Yong-duck Jung, who received his PhD in public administration from the USC Price School of Public Policy in 1981, took over as president of the research council in January.
“Public administration and policy is an important academic field in Korea, where the state and public administration have been playing a leading role for national development,” Jung said. “As an expert of public administration, I have tried to apply the philosophies and theories that I learned at USC whenever I participate in administrative reform committees and performance evaluation committees of Korean government.”
Established in 1976, the council is an independent federation of 15 academic associations of the social sciences in South Korea. The council organizes local and international conferences that address current yet enduring social issues through multidisciplinary approaches, according to Jung. It also publishes the Korean Social Science Journal, an academic journal in English, as well as the Social Sciences Book Review.
“It’s very prestigious for us to have Yong-duck in this position,” said Jack Knott, dean of USC Price. “Part of what we try to demonstrate to our PhD students is that our graduates are very successful and also very impactful. Having him as president of the Korean Social Science Research Council helps the school make its mark in the advancement of public administration.”

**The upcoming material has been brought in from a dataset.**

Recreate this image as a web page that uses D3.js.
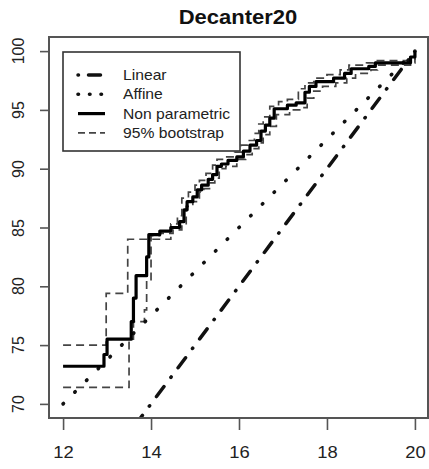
<html>
<head>
<script src="https://cdn.jsdelivr.net/npm/d3@7"></script>
<style>
    body {
        margin: 0;
        background: white;
        font-family: "Liberation Sans", Arial, Helvetica, sans-serif;
    }
    #wrap { position: relative; width: 429px; height: 469px; }
    svg { display: block; }
    .ylab {
        position: absolute;
        width: 40px;
        height: 18px;
        line-height: 18px;
        text-align: center;
        font-size: 16px;
        color: #222;
        transform: rotate(-90deg);
    }
</style>
</head>
<body>
<div id="wrap"><svg id="chart"></svg></div>
<script>
    // tick labels
    const xTicks = [12, 14, 16, 18, 20];
    const yTicks = [70, 75, 80, 85, 90, 95, 100];

    // linear fit (through the origin) and affine fit, two end points each
    const linearX = [12, 20];
    const linearY = [60, 100];
    const affineX = [12, 20];
    const affineY = [70, 100];

    // non parametric estimate (step function)
    const npX = [12, 12.93, 13.0, 13.55, 13.6, 13.66, 13.9, 13.95, 14.2, 14.45, 14.65, 14.75, 14.82, 14.95,
                 15.05, 15.15, 15.3, 15.4, 15.5, 15.6, 15.75, 15.95, 16.1, 16.25, 16.4, 16.5, 16.6, 16.7,
                 16.8, 17.1, 17.3, 17.5, 17.6, 17.75, 18.15, 18.4, 18.55, 18.95, 19.1, 19.9, 20];
    const npY = [73.2, 74.2, 75.5, 77.0, 79.0, 80.9, 82.5, 84.4, 84.7, 85.0, 85.5, 86.5, 87.2, 87.6,
                 88.2, 88.6, 89.1, 89.5, 90.2, 90.4, 90.7, 91.0, 91.5, 92.0, 92.4, 93.2, 93.7, 94.3,
                 95.1, 95.4, 95.6, 96.5, 97.0, 97.4, 97.7, 98.1, 98.5, 98.7, 99.0, 99.5, 100];

    // 95% bootstrap band, upper and lower
    const upX = [12, 12.98, 13.47, 14.45, 14.6, 14.7, 14.85, 15.0, 15.1, 15.25, 15.4, 15.5, 15.7, 15.9,
                 16.05, 16.2, 16.35, 16.45, 16.55, 16.7, 16.9, 17.1, 17.35, 17.5, 17.7, 18.0, 18.3, 18.5,
                 18.9, 19.05, 20];
    const upY = [75.0, 79.4, 84.0, 85.3, 86.0, 87.5, 88.0, 88.6, 89.0, 89.6, 90.3, 90.8, 91.0, 91.4,
                 92.0, 92.4, 93.0, 93.8, 94.4, 95.3, 95.7, 95.9, 96.8, 97.3, 97.7, 98.0, 98.4, 98.8,
                 99.0, 99.2, 100];
    const loX = [12, 13.5, 13.6, 13.85, 13.9, 14.0, 14.2, 14.5, 14.7, 14.8, 14.95, 15.1, 15.2, 15.35,
                 15.45, 15.55, 15.7, 15.95, 16.15, 16.3, 16.45, 16.55, 16.7, 16.85, 17.15, 17.4, 17.55,
                 17.7, 17.9, 18.2, 18.45, 18.65, 19.0, 19.15, 19.9, 20];
    const loY = [71.4, 75.5, 77.0, 78.0, 80.5, 84.3, 84.5, 84.8, 85.2, 86.8, 87.2, 88.0, 88.3, 88.8,
                 89.2, 90.0, 90.2, 90.8, 91.2, 91.7, 92.2, 92.9, 93.6, 94.6, 95.0, 95.2, 96.0,
                 96.6, 97.0, 97.3, 97.7, 98.1, 98.4, 98.8, 99.0, 100];

    const legendNames = ["Linear", "Affine", "Non parametric", "95% bootstrap"];

    function zip(xs, ys) {
        return xs.map((x, i) => [x, ys[i]]);
    }

    function getConfig() {
        let width = 429;
        let height = 469;
        let box = { left: 49, right: 428, top: 37, bottom: 418 };
        let svg = d3.select("#chart").attr("width", width).attr("height", height);
        return { width, height, box, svg };
    }

    function getScales(config) {
        let { box } = config;
        // R style: 4% padding around the data range
        let xScale = d3.scaleLinear().domain([11.68, 20.32]).range([box.left, box.right + 1]);
        let yScale = d3.scaleLinear().domain([68.8, 101.2]).range([box.bottom, box.top]);
        return { xScale, yScale };
    }

    function drawAxes(scales, config) {
        let { xScale, yScale } = scales;
        let { svg, box } = config;

        let axisX = d3.axisBottom(xScale).tickValues(xTicks).tickSize(12).tickPadding(17);
        let gx = svg.append("g")
            .attr("transform", `translate(0,${box.bottom})`)
            .call(axisX);
        gx.select(".domain").remove();
        gx.selectAll(".tick line").attr("stroke", "#555").attr("stroke-width", 1.6);
        gx.selectAll(".tick text")
            .attr("font-size", 16)
            .attr("font-family", "Liberation Sans, Arial, sans-serif")
            .attr("fill", "#222")
            .attr("transform", "scale(1.15,1)");

        let axisY = d3.axisLeft(yScale).tickValues(yTicks).tickSize(9).tickFormat("");
        let gy = svg.append("g")
            .attr("transform", `translate(${box.left},0)`)
            .call(axisY);
        gy.select(".domain").remove();
        gy.selectAll(".tick line").attr("stroke", "#555").attr("stroke-width", 1.6);
        gy.selectAll(".tick text").remove();

        // R draws the y labels parallel to the axis (quarter turn, reading upwards)
        d3.select("#wrap").selectAll("div.ylab")
            .data(yTicks)
            .enter().append("div")
            .attr("class", "ylab")
            .style("left", "-1px")
            .style("top", d => (yScale(d) - 9) + "px")
            .text(d => d);

        // plot frame
        svg.append("rect")
            .attr("x", box.left)
            .attr("y", box.top)
            .attr("width", box.right - box.left)
            .attr("height", box.bottom - box.top)
            .attr("fill", "none")
            .attr("stroke", "#555")
            .attr("stroke-width", 2);
    }

    function drawLines(scales, config) {
        let { xScale, yScale } = scales;
        let { svg, box } = config;

        svg.append("clipPath").attr("id", "plotClip")
            .append("rect")
            .attr("x", box.left + 1).attr("y", box.top + 1)
            .attr("width", box.right - box.left - 2).attr("height", box.bottom - box.top - 2);

        let body = svg.append("g").attr("clip-path", "url(#plotClip)");

        let straight = d3.line().x(d => xScale(d[0])).y(d => yScale(d[1]));
        let steps = d3.line().x(d => xScale(d[0])).y(d => yScale(d[1])).curve(d3.curveStepAfter);

        // bootstrap band
        [zip(upX, upY), zip(loX, loY)].forEach(band => {
            body.append("path")
                .attr("d", steps(band))
                .attr("fill", "none")
                .attr("stroke", "#444")
                .attr("stroke-width", 1.7)
                .attr("stroke-dasharray", "8,5");
        });

        // linear, dot-dash
        body.append("path")
            .attr("d", straight(zip(linearX, linearY)))
            .attr("fill", "none")
            .attr("stroke", "#111")
            .attr("stroke-width", 3.5)
            .attr("stroke-linecap", "round")
            .attr("stroke-dasharray", "0.5,11.5,12.5,11.5");

        // affine, dotted
        body.append("path")
            .attr("d", straight(zip(affineX, affineY)))
            .attr("fill", "none")
            .attr("stroke", "#111")
            .attr("stroke-width", 3.6)
            .attr("stroke-linecap", "round")
            .attr("stroke-dasharray", "0.6,16");

        // non parametric
        body.append("path")
            .attr("d", steps(zip(npX, npY)))
            .attr("fill", "none")
            .attr("stroke", "#000")
            .attr("stroke-width", 3.2)
            .attr("stroke-linejoin", "round");
    }

    function drawLegend(config) {
        let { svg } = config;
        let styles = [
            { width: 3.5, dash: "0.5,10,12,40", color: "#111", cap: "round" },
            { width: 3.6, dash: "0.5,11", color: "#111", cap: "round" },
            { width: 3.2, dash: null, color: "#000", cap: "butt" },
            { width: 1.7, dash: "7,4", color: "#444", cap: "butt" }
        ];
        let legend = svg.append("g");
        legend.append("rect")
            .attr("x", 63).attr("y", 52)
            .attr("width", 177).attr("height", 99)
            .attr("fill", "white")
            .attr("stroke", "#333")
            .attr("stroke-width", 1.6);

        let rows = legend.selectAll(".row")
            .data(legendNames)
            .enter().append("g")
            .attr("class", "row")
            .attr("transform", (d, i) => `translate(0,${75 + i * 19.3})`);

        rows.append("line")
            .attr("x1", 78).attr("x2", 105)
            .attr("y1", 0).attr("y2", 0)
            .attr("stroke", (d, i) => styles[i].color)
            .attr("stroke-width", (d, i) => styles[i].width)
            .attr("stroke-linecap", (d, i) => styles[i].cap)
            .attr("stroke-dasharray", (d, i) => styles[i].dash);

        rows.append("text")
            .attr("transform", "translate(123,5) scale(1.12,1)")
            .attr("font-size", 14)
            .attr("fill", "#222")
            .text(d => d);
    }

    function drawTitle(config) {
        config.svg.append("text")
            .attr("transform", "translate(238,24) scale(1.1,1)")
            .attr("text-anchor", "middle")
            .attr("font-size", 20)
            .attr("font-weight", "bold")
            .attr("fill", "#111")
            .text("Decanter20");
    }

    let config = getConfig();
    let scales = getScales(config);
    drawTitle(config);
    drawAxes(scales, config);
    drawLines(scales, config);
    drawLegend(config);
</script>
</body>
</html>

Jung, who is also a professor at the Graduate School of Public Administration for Seoul National University, has written and edited many books, including Public Administration in the Modern State, The State Apparatuses in Korea and Japan, Collaborative Governance in the United States and Korea, and Public Conflicts and Policy Coordination Leadership.
He helped USC Price expand its global reach by using his connections to facilitate a memorandum of understanding with South Korea’s Ministry of Public Administration and Security to refer top-level employees for graduate education. Three graduate students from the ministry are expected to study at USC Price in the fall.
“He helps us bring in top international scholars,” said Carol Rush, associate dean for student affairs at USC Price. “He’s also regularly referring his top master’s students to our PhD program. He’s always positioning USC Price in a good light within the field in South Korea.”